Multiple dice throws with "probability gates"

Question

You're throwing 6 sided dice and there is 5 "levels" you need to pass. You start at level 1 and to advance to the next level you will need to roll a 6. Once you're on level 2 if you roll a 6 on your first try you will advance to level 3, but if you roll anything other than 6 you will go back to level 1. So in essence you need to pass four 1/6 probability gates to get to level 5. Now the question is, how many throws in total do you need at level 1 to get to level 5? A friend and I have been arguing what is the right way to solve it and we seem to be unable to convince the other that our way is correct.

I deposit that it's a simple as $1/\left(\frac{1}{6}\right)/\left(\frac{1}{6}\right)/\left(\frac{1}{6}\right)/\left(\frac{1}{6}\right)$ ~ 1296

My friend argues that it is $\left(1-\left(\frac{1}{6}\right)\cdot \left(\frac{1}{6}\right)\cdot \left(\frac{1}{6}\right)\cdot \left(\frac{1}{6}\right)\right)^x=0.5$ so $^x$ ~ 898

Now to the best of my understanding I am calculating the mean value and he is calculating the median value. I know that median can be better because it "cuts out" outliers, but I'd argue that in this case it should not be used since the data points further away from the median are not random.

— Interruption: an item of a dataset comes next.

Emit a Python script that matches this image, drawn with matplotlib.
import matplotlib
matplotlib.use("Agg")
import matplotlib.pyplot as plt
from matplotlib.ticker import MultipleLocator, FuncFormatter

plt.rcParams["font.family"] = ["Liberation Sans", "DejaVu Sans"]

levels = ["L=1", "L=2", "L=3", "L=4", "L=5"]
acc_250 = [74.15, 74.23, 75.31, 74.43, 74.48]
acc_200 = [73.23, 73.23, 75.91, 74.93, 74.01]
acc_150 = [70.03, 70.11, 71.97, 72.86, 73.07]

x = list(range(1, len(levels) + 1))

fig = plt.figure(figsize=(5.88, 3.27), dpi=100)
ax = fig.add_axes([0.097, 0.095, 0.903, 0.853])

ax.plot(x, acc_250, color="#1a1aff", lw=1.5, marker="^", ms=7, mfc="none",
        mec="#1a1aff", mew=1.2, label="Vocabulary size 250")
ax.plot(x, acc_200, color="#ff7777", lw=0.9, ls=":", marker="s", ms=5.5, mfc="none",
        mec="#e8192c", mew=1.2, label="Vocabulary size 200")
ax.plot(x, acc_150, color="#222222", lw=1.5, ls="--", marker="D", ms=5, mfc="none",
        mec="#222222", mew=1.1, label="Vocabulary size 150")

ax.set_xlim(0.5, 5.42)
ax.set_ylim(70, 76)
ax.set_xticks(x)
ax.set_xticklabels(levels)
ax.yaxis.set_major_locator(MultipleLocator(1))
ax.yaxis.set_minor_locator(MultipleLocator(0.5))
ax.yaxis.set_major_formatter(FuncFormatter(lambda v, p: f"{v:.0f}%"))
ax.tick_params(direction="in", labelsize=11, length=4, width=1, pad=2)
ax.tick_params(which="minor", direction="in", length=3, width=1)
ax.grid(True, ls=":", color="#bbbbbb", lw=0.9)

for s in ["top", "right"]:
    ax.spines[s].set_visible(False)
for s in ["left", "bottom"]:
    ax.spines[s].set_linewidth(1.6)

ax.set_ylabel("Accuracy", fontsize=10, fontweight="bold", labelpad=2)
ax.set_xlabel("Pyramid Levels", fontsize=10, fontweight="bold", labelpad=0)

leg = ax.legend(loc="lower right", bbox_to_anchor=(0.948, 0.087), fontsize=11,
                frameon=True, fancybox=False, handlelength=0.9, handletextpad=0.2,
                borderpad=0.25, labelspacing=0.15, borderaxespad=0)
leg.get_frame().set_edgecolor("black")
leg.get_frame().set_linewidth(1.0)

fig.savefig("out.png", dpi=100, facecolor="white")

Am I right? Is he right? Is neither one of us right? Please explain why mean or median should be used.

Answer 1

This can be described as a markov chain with the following transition matrix with states written in reverse (stage 5 corresponds to first column, stage 4 corresponds to second column, etc...):

$\begin{bmatrix} 1&\frac{1}{6}&0&0&0\\ 0&0 &\frac{1}{6} &0 &0\\ 0&0 &0 &\frac{1}{6} &0\\ 0&0 &0 &0 &\frac{1}{6} \\ 0&\frac{5}{6} &\frac{5}{6} &\frac{5}{6} &\frac{5}{6} \end{bmatrix}$

This is in standard form $\left[\begin{array}{c|c}I&S\\\hline 0&R\end{array}\right]$

We look to the fundamental matrix $(I-R)^{-1}$ for the information about the expected time until reaching a stationary point.

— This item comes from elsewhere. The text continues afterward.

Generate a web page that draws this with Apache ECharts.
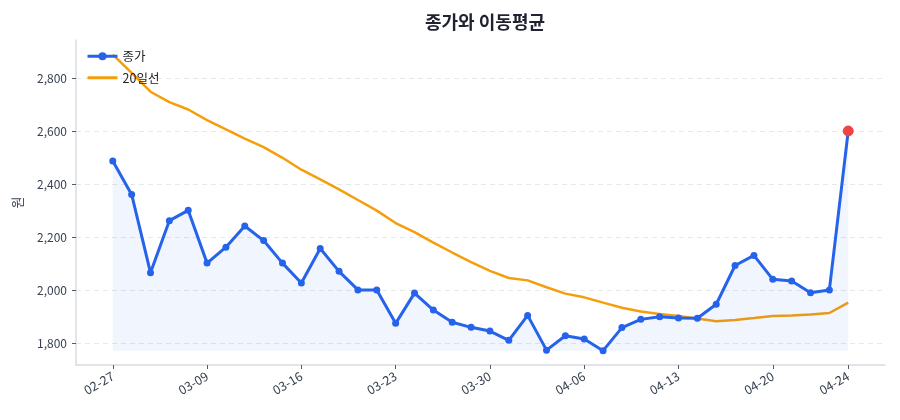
<!DOCTYPE html>
<html>
<head>
<meta charset="utf-8">
<script src="https://cdn.jsdelivr.net/npm/echarts@6/dist/echarts.min.js"></script>
<style>
  html, body { margin: 0; padding: 0; background: #fff; }
  #chart { width: 900px; height: 420px; }
</style>
</head>
<body>
<div id="chart"></div>
<script>
// 거래일 (2026, 3/2 대체공휴일 제외)
var dates = [
  '02-27', '03-03', '03-04', '03-05', '03-06',
  '03-09', '03-10', '03-11', '03-12', '03-13',
  '03-16', '03-17', '03-18', '03-19', '03-20',
  '03-23', '03-24', '03-25', '03-26', '03-27',
  '03-30', '03-31', '04-01', '04-02', '04-03',
  '04-06', '04-07', '04-08', '04-09', '04-10',
  '04-13', '04-14', '04-15', '04-16', '04-17',
  '04-20', '04-21', '04-22', '04-23', '04-24'
];
// 종가
var close = [
  2487, 2361, 2066, 2262, 2301, 2102, 2162, 2242, 2187, 2102,
  2027, 2157, 2071, 2001, 2001, 1875, 1989, 1925, 1879, 1860,
  1846, 1811, 1905, 1774, 1828, 1816, 1772, 1859, 1890, 1900,
  1895, 1894, 1947, 2093, 2131, 2041, 2035, 1990, 2001, 2600
];
// 20일 이동평균
var ma20 = [
  2888, 2819, 2748, 2709, 2681, 2641, 2606, 2571, 2539, 2499,
  2454, 2418, 2380, 2340, 2300, 2253, 2219, 2179, 2142, 2106,
  2073, 2046, 2037, 2011, 1987, 1973, 1953, 1934, 1920, 1910,
  1903, 1893, 1883, 1888, 1895, 1903, 1905, 1908, 1914, 1953
];
var yTicks = [1800, 2000, 2200, 2400, 2600, 2800];
var xTickIdx = [0, 5, 10, 15, 20, 25, 30, 35, 39];

var font = '"Noto Sans CJK KR", "Noto Sans", sans-serif';

function pairs(arr) {
  return arr.map(function (v, i) { return [i, v]; });
}

var closeData = pairs(close);
var last = closeData.length - 1;
closeData[last] = {
  value: closeData[last],
  symbolSize: 10,
  itemStyle: { color: '#ef4444', borderColor: '#ef4444' }
};

var closeMin = Math.min.apply(null, close);

var chart = echarts.init(document.getElementById('chart'));
var option = {
  animation: false,
  textStyle: { fontFamily: font },
  title: {
    text: '종가와 이동평균',
    left: 480,
    textAlign: 'center',
    top: 8,
    textStyle: { fontFamily: font, fontSize: 18, fontWeight: 'bold', color: '#1f2330' }
  },
  legend: {
    left: 81,
    top: 45,
    orient: 'vertical',
    itemWidth: 30,
    itemHeight: 10,
    itemGap: 9,
    textStyle: { fontFamily: font, fontSize: 12.5, color: '#222' },
    data: [
      { name: '종가', lineStyle: { width: 3 } },
      { name: '20일선', lineStyle: { width: 3 }, itemStyle: { opacity: 0 } }
    ]
  },
  grid: { left: 76, right: 15, top: 40, bottom: 55 },
  xAxis: {
    type: 'value',
    min: -1.95,
    max: 40.95,
    axisLine: { show: true, onZero: false, lineStyle: { color: '#d9dce3', width: 1.5 } },
    axisTick: {
      show: true,
      length: 4,
      customValues: xTickIdx,
      lineStyle: { color: '#555b66' }
    },
    axisLabel: {
      customValues: xTickIdx,
      rotate: 30,
      margin: 10,
      fontSize: 12.5,
      color: '#374151',
      fontFamily: font,
      formatter: function (v) { return dates[Math.round(v)]; }
    },
    splitLine: { show: false }
  },
  yAxis: {
    type: 'value',
    min: 1718,
    max: 2943,
    name: '원',
    nameLocation: 'middle',
    nameRotate: 90,
    nameGap: 52,
    nameTextStyle: { fontFamily: font, fontSize: 13, color: '#374151' },
    axisLine: { show: true, onZero: false, lineStyle: { color: '#d9dce3', width: 1.5 } },
    axisTick: {
      show: true,
      length: 4,
      customValues: yTicks,
      lineStyle: { color: '#555b66' }
    },
    axisLabel: {
      customValues: yTicks,
      margin: 9,
      fontSize: 12,
      color: '#374151',
      fontFamily: font,
      formatter: function (v) { return v.toLocaleString('en-US'); }
    },
    splitLine: {
      show: true,
      lineStyle: { color: '#e6e8ec', type: [5, 4], width: 1 }
    }
  },
  series: [
    {
      name: '종가',
      type: 'line',
      data: closeData,
      symbol: 'circle',
      symbolSize: 7,
      showSymbol: true,
      lineStyle: { color: '#2563eb', width: 3 },
      itemStyle: { color: '#2563eb' },
      areaStyle: { color: 'rgba(37,99,235,0.09)', origin: closeMin },
      z: 3
    },
    {
      name: '20일선',
      type: 'line',
      data: pairs(ma20),
      symbol: 'none',
      lineStyle: { color: '#f59e0b', width: 2.5 },
      itemStyle: { color: '#f59e0b' },
      z: 2
    }
  ]
};
chart.setOption(option);
</script>
</body>
</html>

$I-R = \begin{bmatrix}1&-\frac{1}{6}&0&0\\0&1&-\frac{1}{6}&0\\0&0&1&-\frac{1}{6}\\-\frac{5}{6}&-\frac{5}{6}&-\frac{5}{6}&\frac{1}{6}\end{bmatrix}$

Using a calculator, $(I-R)^{-1}=\begin{bmatrix}6&6&6&6\\30&36&36&36\\180&210&216&216\\1080&1260&1290&1296\end{bmatrix}$

We look to the final column since we begin the "game" in stage 1 and add the entries.

The expected number of rolls of the die then will be $6+36+216+1296=1554$

Answer 2

You seek the expected number of rolls at level 1 before reaching level 5; call this number $E$. Now, starting from level 1:

• $\frac56$ of the time you don't roll a 6 and you stay on level 1. Now you need an expected $E$ rolls – in addition to the roll you just did – to get to level 5.
• $\frac16\cdot\frac56$ of the time, your first roll is a 6 but your second isn't. Again you return to level 1, and you need an expected $E$ more rolls in addition to the roll at level 1 you just did. This pattern continues for three rolls and four rolls.
• $(\frac16)^4$ of the time, you roll four sixes out of four and reach level 5. You still need a roll at level 1 for this.

Hence we have the following equation for $E$: $$E=\left(\frac56+\frac5{6^2}+\frac5{6^3}+\frac5{6^4}\right)(1+E)+\frac1{6^4}$$ Solving, we find $E=1296$, i.e. it takes 1296 rolls on average at level 1 to get to level 5, and you are correct.